[BEGIN Dataset excerpt]

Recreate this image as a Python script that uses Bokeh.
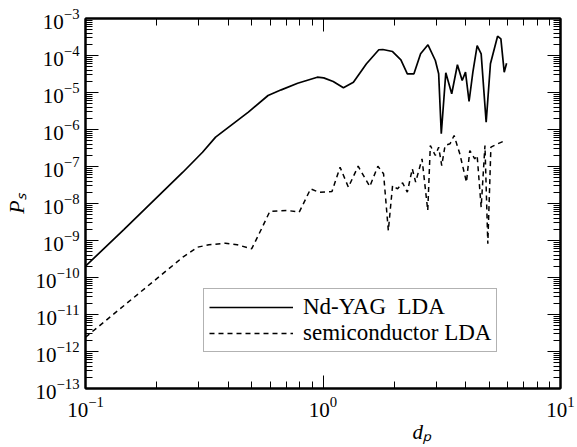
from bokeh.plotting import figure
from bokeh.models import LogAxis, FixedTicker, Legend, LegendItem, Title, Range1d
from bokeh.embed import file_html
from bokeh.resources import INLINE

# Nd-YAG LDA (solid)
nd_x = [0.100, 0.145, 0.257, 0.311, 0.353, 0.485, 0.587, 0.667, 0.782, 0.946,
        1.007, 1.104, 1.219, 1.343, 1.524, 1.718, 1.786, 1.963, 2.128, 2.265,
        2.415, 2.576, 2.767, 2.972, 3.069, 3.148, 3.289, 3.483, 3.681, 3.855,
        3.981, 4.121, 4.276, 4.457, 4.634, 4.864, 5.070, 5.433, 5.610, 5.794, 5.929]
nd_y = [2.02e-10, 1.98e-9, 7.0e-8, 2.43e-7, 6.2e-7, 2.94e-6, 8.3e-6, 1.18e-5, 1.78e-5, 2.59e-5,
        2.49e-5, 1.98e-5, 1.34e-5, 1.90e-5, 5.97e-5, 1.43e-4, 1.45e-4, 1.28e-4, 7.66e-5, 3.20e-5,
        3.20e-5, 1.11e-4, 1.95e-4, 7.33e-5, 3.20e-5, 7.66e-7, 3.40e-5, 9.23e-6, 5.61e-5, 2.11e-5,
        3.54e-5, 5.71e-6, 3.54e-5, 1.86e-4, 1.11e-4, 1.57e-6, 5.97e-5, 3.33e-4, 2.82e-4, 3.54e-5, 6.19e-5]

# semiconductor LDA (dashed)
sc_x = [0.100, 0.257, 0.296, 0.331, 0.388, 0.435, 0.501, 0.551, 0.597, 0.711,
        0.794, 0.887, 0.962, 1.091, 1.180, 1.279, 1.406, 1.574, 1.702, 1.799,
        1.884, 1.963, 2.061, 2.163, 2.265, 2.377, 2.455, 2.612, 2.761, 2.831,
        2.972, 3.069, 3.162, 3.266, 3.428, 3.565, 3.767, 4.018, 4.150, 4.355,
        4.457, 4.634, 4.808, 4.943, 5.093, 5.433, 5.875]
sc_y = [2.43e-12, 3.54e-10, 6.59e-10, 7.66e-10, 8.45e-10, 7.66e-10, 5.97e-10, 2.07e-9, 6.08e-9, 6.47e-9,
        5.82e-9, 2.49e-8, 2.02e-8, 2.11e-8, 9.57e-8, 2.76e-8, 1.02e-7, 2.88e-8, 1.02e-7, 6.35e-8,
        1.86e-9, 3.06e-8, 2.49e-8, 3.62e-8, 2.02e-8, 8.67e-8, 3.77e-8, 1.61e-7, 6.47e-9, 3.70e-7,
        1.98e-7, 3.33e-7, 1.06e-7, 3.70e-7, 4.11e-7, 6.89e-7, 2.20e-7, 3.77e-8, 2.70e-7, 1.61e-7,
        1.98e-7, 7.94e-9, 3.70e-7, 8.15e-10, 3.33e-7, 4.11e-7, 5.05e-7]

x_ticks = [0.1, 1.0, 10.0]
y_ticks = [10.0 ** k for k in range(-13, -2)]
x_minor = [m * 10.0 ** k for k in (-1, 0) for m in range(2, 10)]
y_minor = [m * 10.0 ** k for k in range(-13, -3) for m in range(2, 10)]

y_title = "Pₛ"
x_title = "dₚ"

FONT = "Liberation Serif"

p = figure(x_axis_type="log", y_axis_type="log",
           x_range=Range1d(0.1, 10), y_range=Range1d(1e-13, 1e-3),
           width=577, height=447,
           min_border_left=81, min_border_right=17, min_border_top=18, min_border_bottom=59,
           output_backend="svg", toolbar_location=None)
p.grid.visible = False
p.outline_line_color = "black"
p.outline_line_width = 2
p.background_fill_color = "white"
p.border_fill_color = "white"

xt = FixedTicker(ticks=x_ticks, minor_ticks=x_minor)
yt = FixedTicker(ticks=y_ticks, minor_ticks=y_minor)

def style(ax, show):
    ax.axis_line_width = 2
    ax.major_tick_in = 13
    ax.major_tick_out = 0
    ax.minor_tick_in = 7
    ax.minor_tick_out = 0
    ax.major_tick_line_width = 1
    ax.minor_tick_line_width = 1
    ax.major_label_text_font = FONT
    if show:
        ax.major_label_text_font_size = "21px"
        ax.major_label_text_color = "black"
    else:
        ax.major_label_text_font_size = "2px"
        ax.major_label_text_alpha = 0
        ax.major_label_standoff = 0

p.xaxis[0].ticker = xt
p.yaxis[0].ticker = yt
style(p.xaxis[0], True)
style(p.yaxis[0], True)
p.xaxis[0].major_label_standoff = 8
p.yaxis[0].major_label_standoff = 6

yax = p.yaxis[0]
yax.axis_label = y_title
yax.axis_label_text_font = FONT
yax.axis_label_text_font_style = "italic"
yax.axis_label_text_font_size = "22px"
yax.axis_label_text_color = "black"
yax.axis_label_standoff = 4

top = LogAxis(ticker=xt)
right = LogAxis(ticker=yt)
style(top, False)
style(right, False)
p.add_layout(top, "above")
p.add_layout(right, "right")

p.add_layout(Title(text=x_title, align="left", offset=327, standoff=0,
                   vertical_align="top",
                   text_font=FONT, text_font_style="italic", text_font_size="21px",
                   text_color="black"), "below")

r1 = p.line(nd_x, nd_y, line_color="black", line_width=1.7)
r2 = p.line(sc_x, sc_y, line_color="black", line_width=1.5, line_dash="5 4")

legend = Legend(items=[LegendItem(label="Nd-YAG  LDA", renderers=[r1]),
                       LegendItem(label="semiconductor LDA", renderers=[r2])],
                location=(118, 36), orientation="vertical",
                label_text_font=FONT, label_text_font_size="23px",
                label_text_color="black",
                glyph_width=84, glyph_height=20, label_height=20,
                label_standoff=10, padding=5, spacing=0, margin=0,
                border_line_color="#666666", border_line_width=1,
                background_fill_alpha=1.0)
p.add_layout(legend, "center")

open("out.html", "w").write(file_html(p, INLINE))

[END Dataset excerpt]

■ Requirement
Pictures excluded, repeat exactly the lines from the top of the material through the line with "2.82e-4, 3.54e-5, 6.19e-5]", including both of those lines.

■ Reply
Recreate this image as a Python script that uses Bokeh.
from bokeh.plotting import figure
from bokeh.models import LogAxis, FixedTicker, Legend, LegendItem, Title, Range1d
from bokeh.embed import file_html
from bokeh.resources import INLINE

# Nd-YAG LDA (solid)
nd_x = [0.100, 0.145, 0.257, 0.311, 0.353, 0.485, 0.587, 0.667, 0.782, 0.946,
        1.007, 1.104, 1.219, 1.343, 1.524, 1.718, 1.786, 1.963, 2.128, 2.265,
        2.415, 2.576, 2.767, 2.972, 3.069, 3.148, 3.289, 3.483, 3.681, 3.855,
        3.981, 4.121, 4.276, 4.457, 4.634, 4.864, 5.070, 5.433, 5.610, 5.794, 5.929]
nd_y = [2.02e-10, 1.98e-9, 7.0e-8, 2.43e-7, 6.2e-7, 2.94e-6, 8.3e-6, 1.18e-5, 1.78e-5, 2.59e-5,
        2.49e-5, 1.98e-5, 1.34e-5, 1.90e-5, 5.97e-5, 1.43e-4, 1.45e-4, 1.28e-4, 7.66e-5, 3.20e-5,
        3.20e-5, 1.11e-4, 1.95e-4, 7.33e-5, 3.20e-5, 7.66e-7, 3.40e-5, 9.23e-6, 5.61e-5, 2.11e-5,
        3.54e-5, 5.71e-6, 3.54e-5, 1.86e-4, 1.11e-4, 1.57e-6, 5.97e-5, 3.33e-4, 2.82e-4, 3.54e-5, 6.19e-5]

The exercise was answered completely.